My feet are slipping on the rocks as my hands reach up to climb the drop off, I know this is just before the car but I can’t watch behind me or around me now. There is nothing but the short wall of rocks around and above me and to climb it. I’m still gripping my rock in one hand. I'm climbing with my legs and empty hand, leaning with the forearm of my hand full of defensive rock for purchase as I climb. I look down at my camera to keep it from tapping against the rocks as it swings around my neck and then I see it. A small droplet of rain on top of the camera. Then another. Everything is still for a moment, adrenaline falls back as I stare at the droplets.
I stuff the camera against my chest into my thin sweater and keep climbing. One final slip of my foot and I am over the ledge and I can see my car, waiting for me still far but closer and there is the road behind it. I’m running, my legs are burning and so are my lungs and the rock is heavy in my hand but I’m running. I skid in the thin gravel alongside the car as I pull the keys out and unlock it. I jump in and lock the doors behind me and stare out the windows, heart pounding, waiting. There’s nothing. Nothing. Complete silence. No animals, no people, nothing.
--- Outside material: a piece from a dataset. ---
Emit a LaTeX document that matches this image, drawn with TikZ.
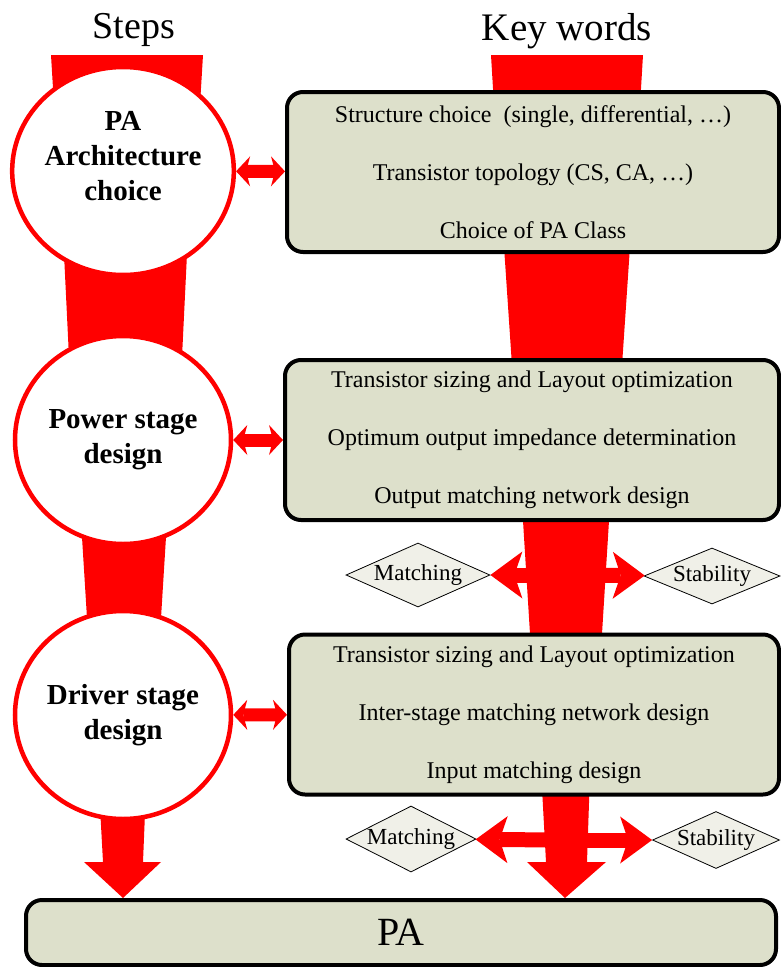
\documentclass[tikz,border=0pt]{standalone}
\usepackage{fontspec}
\setmainfont{Liberation Serif}
\usetikzlibrary{arrows.meta,calc,shapes.geometric,backgrounds}
\definecolor{bandred}{RGB}{255,0,0}
\definecolor{boxfill}{RGB}{221,224,203}
\definecolor{rhombfill}{RGB}{240,240,232}
\tikzset{
  stepnode/.style={ellipse,draw=bandred,line width=4.5pt,fill=white,minimum width=216pt,minimum height=208pt,inner sep=0pt,align=center,font=\bfseries\fontsize{29}{35}\selectfont},
  keybox/.style={draw,line width=4pt,rounded corners=16pt,fill=boxfill,minimum height=160pt,inner sep=0pt,align=center,font=\fontsize{24}{58}\selectfont},
  rhomb/.style={diamond,draw,line width=0.8pt,fill=rhombfill,inner sep=-4pt,font=\fontsize{23}{26}\selectfont},
  band/.style={fill=bandred},
  linkarrow/.style={draw=bandred,line width=13pt,{Stealth[length=14pt,width=30pt,inset=4pt,line width=0pt]}-{Stealth[length=14pt,width=30pt,inset=4pt,line width=0pt]}},
  hubarrow/.style={draw=bandred,line width=15pt,-{Stealth[length=32pt,width=47pt,inset=8pt,line width=0pt]}}
}
\begin{document}
\begin{tikzpicture}[x=1pt,y=-1pt,line join=miter]
\useasboundingbox (0,0) rectangle (781,967);
\clip (0,0) rectangle (781,967);
\node[font=\fontsize{38}{40}\selectfont] (steps) at (134,30) {Steps};
\node[font=\fontsize{39}{40}\selectfont] (keywords) at (567,31) {Key words};
\coordinate (stepsin) at (127,55);
\coordinate (keyin) at (567,55);
\node[stepnode] (arch) at (123,171) {PA\\Architecture\\choice\\[-4pt]\mbox{}};
\node[stepnode] (power) at (123,440) {Power stage\\design};
\node[stepnode] (driver) at (123,715) {Driver stage\\design};
\node[keybox,minimum width=492pt] (box1) at (533,172) {Structure choice\ \ (single, differential, \dots)\\Transistor topology (CS, CA, \dots)\\Choice of PA Class};
\node[keybox,minimum width=494pt] (box2) at (532,440) {Transistor sizing and Layout optimization\\Optimum output impedance determination\\Output matching network design};
\node[keybox,minimum width=490pt] (box3) at (534,714.5) {Transistor sizing and Layout optimization\\Inter-stage matching network design\\Input matching design};
\node[draw,line width=4pt,rounded corners=16pt,fill=boxfill,minimum width=750pt,minimum height=65pt,font=\fontsize{40}{44}\selectfont] (pa) at (401,932.5) {PA};
\node[rhomb,aspect=2.25,minimum width=144pt,minimum height=64pt] (match1) at (418,575) {Matching};
\node[rhomb,aspect=2.43,minimum width=136pt,minimum height=56pt] (stab1) at (712,576) {Stability};
\node[rhomb,aspect=1.97,minimum width=130pt,minimum height=66pt] (match2) at (411,839) {Matching};
\node[rhomb,aspect=2.23,minimum width=127pt,minimum height=57pt] (stab2) at (716,840) {Stability};
\coordinate (hub1) at (566,575);
\coordinate (hub2) at (565,840);
\begin{scope}[on background layer]
\fill[band] ($(stepsin)+(-76,0)$) -- ($(stepsin)+(76,0)$) -- ($(arch)+(73,0)$) -- ($(arch)+(-65,0)$) -- cycle;
\fill[band] ($(arch)+(-63,0)$) -- ($(arch)+(68,0)$) -- ($(power)+(55,0)$) -- ($(power)+(-50,0)$) -- cycle;
\fill[band] ($(power)+(-47,0)$) -- ($(power)+(49,0)$) -- ($(driver)+(32,0)$) -- ($(driver)+(-30,0)$) -- cycle;
\fill[band] ($(driver)+(-28,0)$) -- ($(driver)+(26,0)$) -- ($(driver|-pa.north)+(20,-36)$) -- ($(driver|-pa.north)+(38,-36)$)
  -- (driver|-pa.north) -- ($(driver|-pa.north)+(-39,-36)$) -- ($(driver|-pa.north)+(-20,-36)$) -- cycle;
\fill[band] ($(keyin)+(-76,0)$) -- ($(keyin)+(76,0)$) -- ($(keyin|-box1)+(69,0)$) -- ($(keyin|-box1)+(-69,0)$) -- cycle;
\fill[band] ($(keyin|-box1)+(-68,0)$) -- ($(keyin|-box1)+(68,0)$) -- ($(keyin|-box2)+(50,0)$) -- ($(keyin|-box2)+(-50,0)$) -- cycle;
\fill[band] ($(keyin|-box2)+(-49,0)$) -- ($(keyin|-box2)+(47,0)$) -- ($(keyin|-box3)+(30,0)$) -- ($(keyin|-box3)+(-32,0)$) -- cycle;
\fill[band] ($(keyin|-box3)+(-29,0)$) -- ($(keyin|-box3)+(25,0)$) -- ($(hub2|-pa.north)+(22,-36)$) -- ($(hub2|-pa.north)+(41,-36)$)
  -- (hub2|-pa.north) -- ($(hub2|-pa.north)+(-38,-36)$) -- ($(hub2|-pa.north)+(-19,-36)$) -- cycle;
\end{scope}
\draw[linkarrow] (arch) -- (box1);
\draw[linkarrow] (power) -- (box2);
\draw[linkarrow] (driver) -- (box3);
\draw[hubarrow] (hub1) -- (match1);
\draw[hubarrow] (hub1) -- (stab1);
\draw[hubarrow] (hub2) -- (match2);
\draw[hubarrow] (hub2) -- (stab2);
\end{tikzpicture}
\end{document}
Then there is a tremendous boom. The sky falls open and there is rain. The roof of the car is pounding with rain, like a stampede of horses the rain falls against the roof of the car. The windshield is filled with little rivers and I can’t see the rocks I just climbed, or the telephone pole I touched anymore it is all water. I look down at my camera around my neck and my jacket in the passenger seat, at my own legs. Completely dry, safe, and warm. I hear hail.